Months and Years Later
Life does not return to normal after a death. It changes shape.
This page exists for the period most systems ignore. The months and years after everything is supposedly “done”.
Grief is not linear
You do not move cleanly from shock to acceptance. You circle. You stall. You revisit.
Feeling worse later does not mean you are failing. It means the immediate pressure has lifted.
Delayed pressure is common
Some problems appear only after time passes.
- Family disputes over money or possessions
- Second guessing decisions
- Resentment about roles people played
- Administrative loose ends resurfacing
This does not mean you handled things badly. It means people change once urgency is gone.
You are allowed to disengage
You do not have to keep revisiting the death to satisfy others. You do not have to relive it on demand.
Boundaries remain valid years later.
“That has already been dealt with” is enough.
Objects and memory
People often argue over objects long after a death. These arguments are rarely about the objects themselves.
You are allowed to keep things private. You are allowed to let things go.
There is no correct amount of remembering.
Anniversaries and delayed grief
Anniversaries can be harder than expected. So can ordinary days.
The world moves on. You may not feel ready for that.
Both can be true at the same time.
When guilt appears later
Guilt often arrives after the noise has stopped.
You may replay decisions. You may imagine better outcomes.

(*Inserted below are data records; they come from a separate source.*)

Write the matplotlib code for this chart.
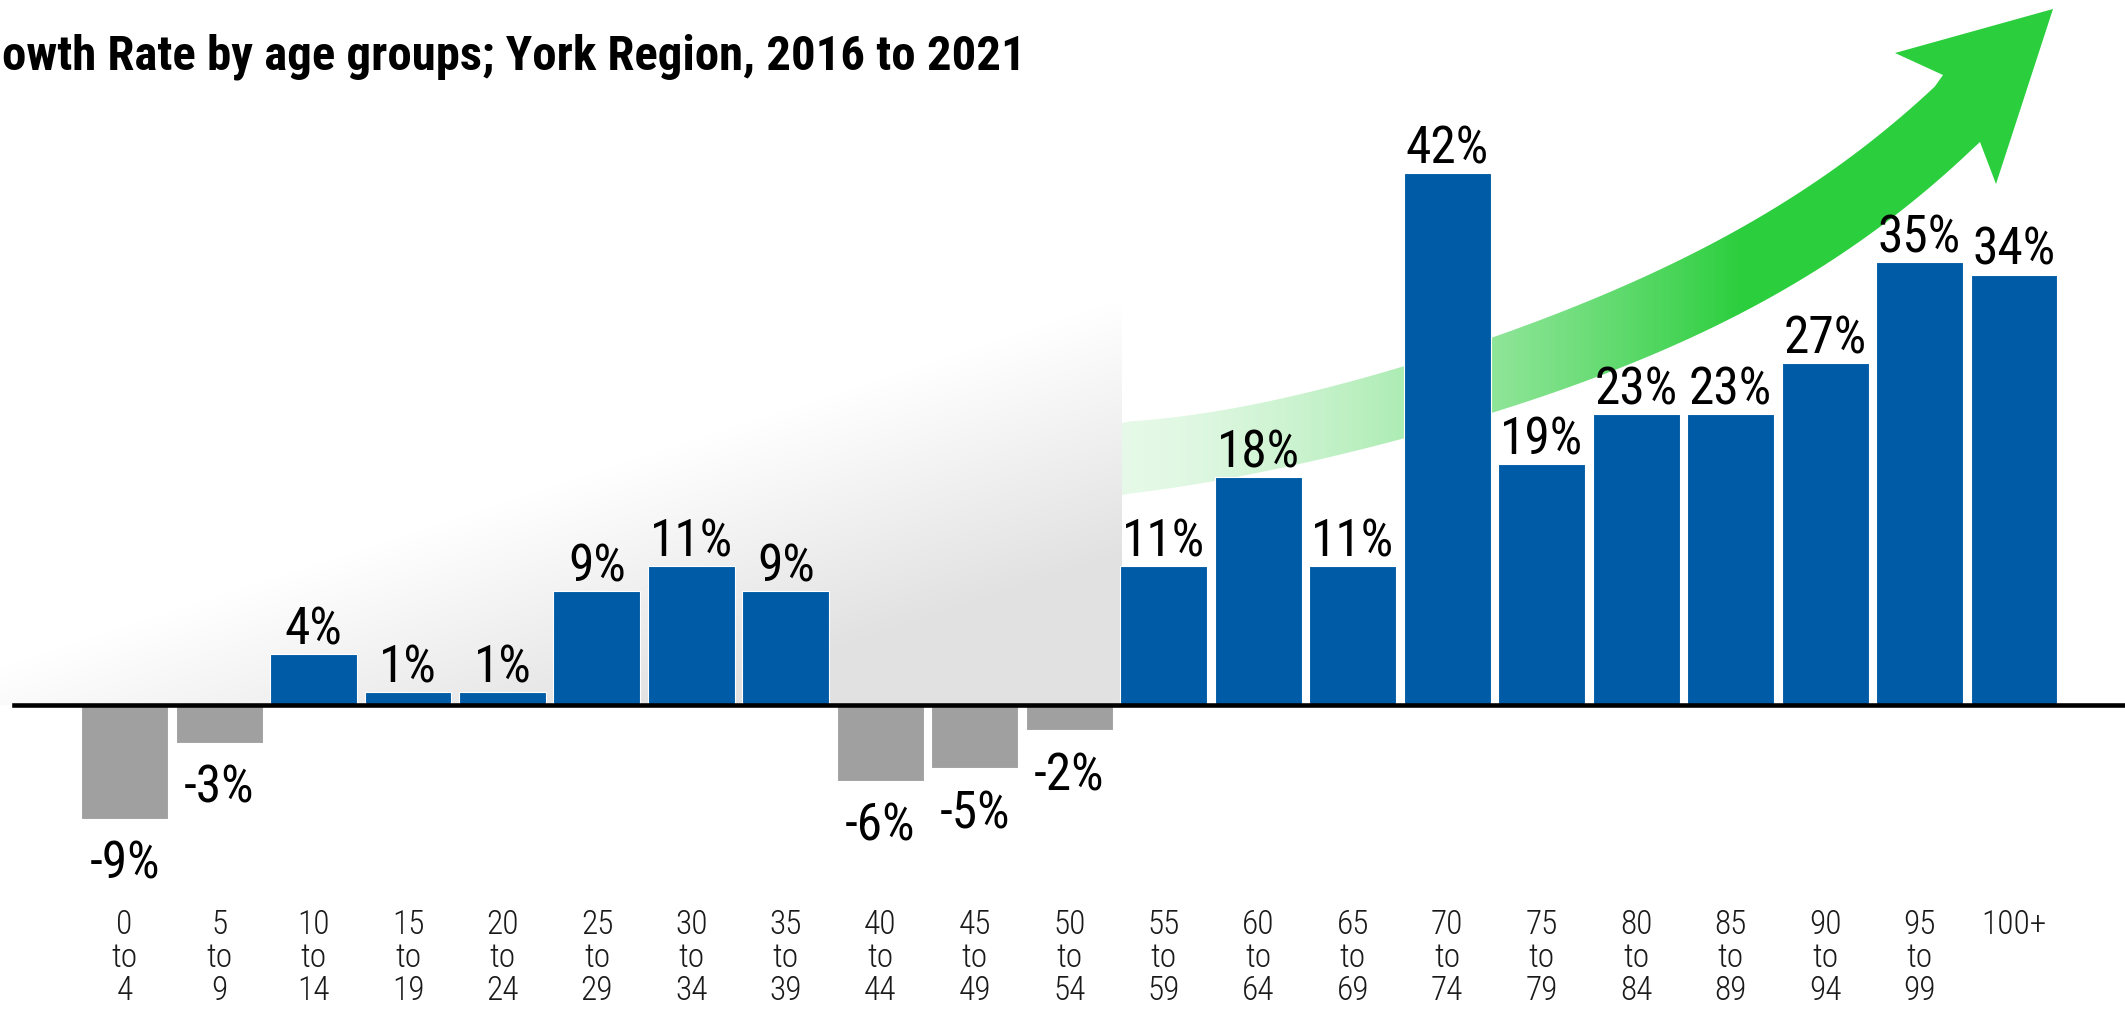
import numpy as np
import matplotlib
matplotlib.use("Agg")
import matplotlib.pyplot as plt
from matplotlib import font_manager
from matplotlib.path import Path
from matplotlib.patches import PathPatch


# data
age_groups = ["0\nto\n4", "5\nto\n9", "10\nto\n14", "15\nto\n19", "20\nto\n24",
              "25\nto\n29", "30\nto\n34", "35\nto\n39", "40\nto\n44", "45\nto\n49",
              "50\nto\n54", "55\nto\n59", "60\nto\n64", "65\nto\n69", "70\nto\n74",
              "75\nto\n79", "80\nto\n84", "85\nto\n89", "90\nto\n94", "95\nto\n99", "100+"]
growth = [-9, -3, 4, 1, 1, 9, 11, 9, -6, -5, -2, 11, 18, 11, 42, 19, 23, 23, 27, 35, 34]
# the title is cut at the left edge in the source image
title_text = "owth Rate by age groups; York Region, 2016 to 2021"

BLUE = "#005BA6"
GREY_BAR = "#A0A0A0"
GREEN = (0.17, 0.81, 0.24)

# pick a narrow font if one is installed
avail = {f.name for f in font_manager.fontManager.ttflist}
narrow = None
for name in ["Liberation Sans Narrow", "Roboto Condensed", "DejaVu Sans Condensed", "Open Sans Condensed"]:
    if name in avail:
        narrow = name
        break
if narrow is None:
    font_kw = dict(family=["DejaVu Sans"], fontstretch="condensed")
else:
    font_kw = dict(family=[narrow, "DejaVu Sans"])
plt.rcParams["font.family"] = font_kw["family"]

W, H = 2125, 1009
ZERO_PX, PX_PER_PCT = 705, 12.66
fig = plt.figure(figsize=(W / 100, H / 100), dpi=100)
ax = fig.add_axes([0, 0, 1, 1])
ax.set_axis_off()


def frac(x, y):
    # reference pixel -> axes fraction
    return x / W, 1 - y / H


# soft grey shadow behind the left part of the chart
gx, gy = np.meshgrid(np.arange(0, 1122), np.arange(250, 706))
shade = np.clip((0.312 * gx + 0.95 * gy - 634) / 246, 0, 1)
img = np.zeros(gx.shape + (4,))
img[..., :3] = 0.886
img[..., 3] = shade
ax.imshow(img, extent=(0, 1122 / W, 1 - 705 / H, 1 - 250 / H), transform=ax.transAxes,
          origin="upper", aspect="auto", interpolation="bilinear", zorder=0)

# green trend arrow (outline traced in reference pixels)
up_pts = np.array([[1122, 423], [1233, 405], [1333, 387], [1403, 367], [1492, 342],
                   [1600, 293], [1700, 247], [1800, 193], [1900, 123], [1943, 75]])
lo_pts = np.array([[1122, 495], [1217, 480], [1300, 462], [1403, 442], [1492, 413],
                   [1600, 373], [1700, 333], [1800, 283], [1900, 210], [1980, 142]])
xu = np.linspace(1122, 1943, 100)
yu = np.polyval(np.polyfit(up_pts[:, 0], up_pts[:, 1], 4), xu)
xl = np.linspace(1122, 1980, 100)
yl = np.polyval(np.polyfit(lo_pts[:, 0], lo_pts[:, 1], 4), xl)
yu[0], yu[-1] = 423, 75
yl[0], yl[-1] = 495, 142
head = [(1895, 53), (2053, 9), (1996, 184)]
outline = list(zip(xu, yu)) + head + list(zip(xl[::-1], yl[::-1]))
verts = [frac(x, y) for x, y in outline]
verts.append(verts[0])
arrow = PathPatch(Path(verts, closed=True), transform=ax.transAxes, fc="none", ec="none")
ax.add_patch(arrow)
gxs = np.linspace(1122, 2060, 500)
alpha = 0.12 + 0.88 * np.clip((gxs - 1122) / (1740 - 1122), 0, 1) ** 1.5
grad = np.zeros((1, gxs.size, 4))
grad[..., :3] = GREEN
grad[0, :, 3] = alpha
gim = ax.imshow(grad, extent=(1122 / W, 2060 / W, 1 - 500 / H, 1), transform=ax.transAxes,
                aspect="auto", interpolation="bilinear", zorder=1)
gim.set_clip_path(arrow)

# bars
x = np.arange(len(growth))
colors = [BLUE if v > 0 else GREY_BAR for v in growth]
ax.bar(x, growth, width=0.92, color=colors, edgecolor="white", linewidth=0.8, zorder=2)
ax.axhline(0, xmin=14 / W, xmax=1, color="black", lw=3.3, zorder=3)

for i, v in enumerate(growth):
    if v > 0:
        ax.annotate(f"{v}%", (i, v), xytext=(0, 7), textcoords="offset points",
                    ha="center", va="baseline", fontsize=37, zorder=4, **font_kw)
    else:
        ax.annotate(f"{v}%", (i, v), xytext=(0, -15), textcoords="offset points",
                    ha="center", va="top", fontsize=37, zorder=4, **font_kw)

# age labels, one text per line so the spacing is fixed
line_base_px = [934, 967, 1000]
for i, lab in enumerate(age_groups):
    for j, part in enumerate(lab.split("\n")):
        ax.text(i, (ZERO_PX - line_base_px[j]) / PX_PER_PCT, part, ha="center", va="baseline",
                fontsize=24, fontweight="light", color="#1a1a1a", **font_kw)

# layout: bars 94.47 px apart, first centred at x=124.6px
ax.set_xlim(-124.6 / 94.47, (W - 124.6) / 94.47)
ax.set_ylim(-(H - ZERO_PX) / PX_PER_PCT, ZERO_PX / PX_PER_PCT)

# title: size it so it spans the same width as the reference (~1026 px)
r = fig.canvas.get_renderer()
ttl = fig.text(2 / W, 1 - 70 / H, title_text, fontsize=32, fontweight="bold", va="baseline", **font_kw)
ttl.set_fontsize(32 * 1024 / ttl.get_window_extent(r).width)

fig.savefig("out.png", dpi=100)
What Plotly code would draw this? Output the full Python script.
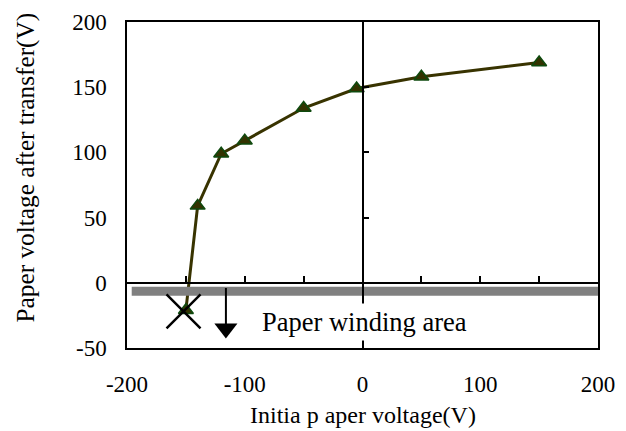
import plotly.graph_objects as go

# Data
initial_voltage = [-150, -140, -120, -100, -50, -5, 50, 150]
after_voltage = [-21, 59, 99, 109, 134, 149, 158, 169]

x_ticks = [-200, -100, 0, 100, 200]
x_tick_text = ["-200", "-100", "0", "100", "200"]
y_ticks = [-50, 0, 50, 100, 150, 200]
y_tick_text = ["-50", "0", "50", "100", "150", "200"]
minor_ticks_x = [-200, -150, -100, -50, 0, 50, 100, 150, 200]
minor_ticks_y = [-50, 0, 50, 100, 150, 200]

band_x = [-196, 200]
band_y = [-6.5, -6.5]
cross_x = [-152]
cross_y = [-22]
arrow_x = [-116, -116]
arrow_y = [-4, -33]
arrow_head_x = [-116]
arrow_head_y = [-35]

FONT = "Liberation Serif, Times New Roman, serif"

fig = go.Figure()

fig.add_trace(go.Scatter(
    x=initial_voltage, y=after_voltage, mode="lines+markers",
    line=dict(color="#383300", width=3),
    marker=dict(symbol="triangle-up", size=13, color="#333300",
                line=dict(color="#0e4a0e", width=1.5)),
    showlegend=False, hoverinfo="skip",
))

# overlay axes (zero lines with ticks)
fig.add_trace(go.Scatter(
    x=band_x, y=band_y, mode="lines", xaxis="x2", yaxis="y2",
    line=dict(color="#808080", width=9), showlegend=False, hoverinfo="skip",
))
fig.add_trace(go.Scatter(
    x=cross_x, y=cross_y, mode="markers", xaxis="x2", yaxis="y2",
    marker=dict(symbol="x-thin", size=34, line=dict(color="black", width=2.5)),
    showlegend=False, hoverinfo="skip",
))
fig.add_trace(go.Scatter(
    x=arrow_x, y=arrow_y, mode="lines", xaxis="x2", yaxis="y2",
    line=dict(color="black", width=2), showlegend=False, hoverinfo="skip",
))
fig.add_trace(go.Scatter(
    x=arrow_head_x, y=arrow_head_y, mode="markers", xaxis="x2", yaxis="y2",
    marker=dict(symbol="triangle-down", size=20, color="black"),
    showlegend=False, hoverinfo="skip",
))

# page body has an 8px margin, so the figure is offset by 8px
fig.update_layout(
    width=618, height=423,
    margin=dict(l=118.5, r=28.3, t=14, b=82.7, autoexpand=False),
    paper_bgcolor="white", plot_bgcolor="white",
    font=dict(family=FONT, size=23, color="black"),
    xaxis=dict(range=[-200, 200], tickvals=x_ticks, ticktext=x_tick_text,
               showline=True, mirror=True,
               linecolor="black", linewidth=1.5, ticks="", showgrid=False,
               zeroline=False, ticklabelstandoff=15, automargin=False,
               tickfont=dict(family=FONT, size=23)),
    yaxis=dict(range=[-50, 200], tickvals=y_ticks, ticktext=y_tick_text,
               showline=True, mirror=True,
               linecolor="black", linewidth=1.5, ticks="", showgrid=False,
               zeroline=False, ticklabelstandoff=14, automargin=False,
               tickfont=dict(family=FONT, size=23)),
    xaxis2=dict(range=[-200, 200], overlaying="x", anchor="free", position=0.2,
                side="bottom", tickvals=minor_ticks_x, ticks="inside", ticklen=6,
                tickwidth=1.5, tickcolor="black", showticklabels=False,
                showline=True, linecolor="black", linewidth=1.5,
                showgrid=False, zeroline=False),
    yaxis2=dict(range=[-50, 200], overlaying="y", anchor="free", position=0.5,
                side="left", tickvals=minor_ticks_y, ticks="inside", ticklen=6,
                tickwidth=1.5, tickcolor="black", showticklabels=False,
                showline=True, linecolor="black", linewidth=1.5,
                showgrid=False, zeroline=False),
    annotations=[
        dict(text="Paper winding area", x=-88.5, y=-30, xref="x", yref="y",
             xanchor="left", yanchor="middle", showarrow=False,
             bgcolor="white", borderpad=3,
             font=dict(family=FONT, size=26.5, color="black")),
        dict(text="Paper voltage after transfer(V)", x=0, y=0.5,
             xref="paper", yref="paper", xanchor="center", yanchor="middle",
             xshift=-102.5, yshift=17, textangle=-90, showarrow=False,
             font=dict(family=FONT, size=25.3, color="black")),
        dict(text="Initia p aper voltage(V)", x=0.5, y=0,
             xref="paper", yref="paper", xanchor="center", yanchor="middle",
             yshift=-66.7, showarrow=False,
             font=dict(family=FONT, size=24, color="black")),
    ],
)

fig.write_html("out.html")
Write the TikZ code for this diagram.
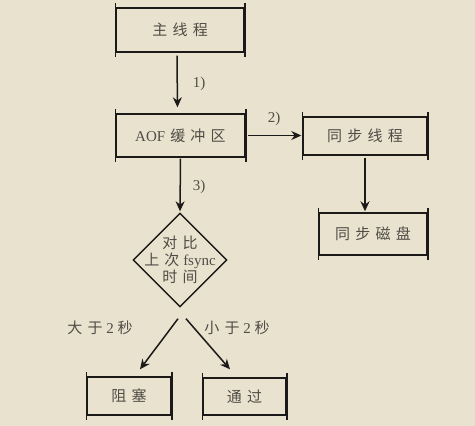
\documentclass[tikz,border=0pt]{standalone}
\usepackage{fontspec}
\setmainfont{Liberation Serif}
\newfontfamily\cjk[LetterSpace=35]{Noto Sans CJK SC}
\usetikzlibrary{shapes.geometric,arrows.meta,calc}
\definecolor{bg}{RGB}{233,226,206}
\definecolor{ink}{RGB}{28,26,24}
\definecolor{txt}{RGB}{80,76,70}
\tikzset{
  box/.style={draw=ink, line width=1.4pt, minimum width=#1, inner sep=0pt, text=txt, font=\fontsize{15}{17}\selectfont},
  arr/.style={draw=ink, line width=1.5pt, -{Stealth[length=10pt,width=9pt]}},
  lbl/.style={text=txt, font=\fontsize{15}{17}\selectfont, inner sep=0pt},
  side/.style={draw=ink, line width=1.6pt}
}
\begin{document}
\begin{tikzpicture}[x=1pt,y=-1pt]
\fill[bg] (0,0) rectangle (475,426);
\useasboundingbox (0,0) rectangle (475,426);
\node[box=128pt, minimum height=44pt] (main) at (180,30) {\cjk 主线程};
\node[box=129pt, minimum height=43pt] (aof) at (180.5,135.5) {AOF\hspace{5pt}{\cjk 缓冲区}};
\node[box=124pt, minimum height=38pt] (sync) at (365,136) {\cjk 同步线程};
\node[box=108pt, minimum height=42pt] (disk) at (373,234) {\cjk 同步磁盘};
\node[box=84pt, minimum height=38pt] (block) at (129,396) {\cjk 阻塞};
\node[box=83pt, minimum height=37pt] (pass) at (244.5,396.5) {\cjk 通过};
\foreach \n in {main,aof,sync,disk,block,pass}{
  \draw[side] ($(\n.north west)+(0,-4)$) -- ($(\n.south west)+(0,4)$);
  \draw[side] ($(\n.north east)+(0,-4)$) -- ($(\n.south east)+(0,4)$);
}
\node[draw=ink, line width=1.4pt, diamond, aspect=1, minimum width=94pt, minimum height=94pt, inner sep=0pt] (dia) at (180,260) {};
\node[lbl, align=center, font=\fontsize{15}{17}\selectfont] (dtext) at (dia.center) {{\cjk 对比}\\{\cjk 上次} fsync\\{\cjk 时间}};
\draw[arr, shorten <=3pt, shorten >=6pt] ($(main.south)+(-3,0)$) -- ($(aof.north)+(-3,0)$);
\node[lbl] (l1) at (199,84) {1)};
\draw[arr, shorten <=2pt, shorten >=1pt] (aof.east) -- (aof.east -| sync.west);
\node[lbl] (l2) at (274,119) {2)};
\draw[arr, shorten <=2pt, shorten >=1pt] (sync.south) -- (sync.south |- disk.north);
\draw[arr, shorten <=1pt, shorten >=1pt] (aof.south) -- (dia.north);
\node[lbl] (l3) at (199,187) {3)};
\draw[arr] ($(dia.south)+(-2,11)$) -- ($(block.north)+(11,-7)$);
\draw[arr] ($(dia.south)+(6,11)$) -- ($(pass.north)+(-14.5,-8)$);
\node[lbl] (ll) at (100,328) {{\cjk 大于} 2 {\cjk 秒}};
\node[lbl] (lr) at (237,328) {{\cjk 小于} 2 {\cjk 秒}};
\end{tikzpicture}
\end{document}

Decisions made under grief are not moral failures. They were made with the capacity you had at the time.
You do not owe meaning
You do not have to turn the death into a lesson. You do not have to find a positive.
Survival is enough.
If life changes direction
Some people change jobs. Some move house. Some withdraw. Some become more selective.
These are not overreactions. They are recalibrations.
Remember
They died and left you behind. They would not want you trapped by the aftermath.
They are beyond further harm. These pages are for you, the living.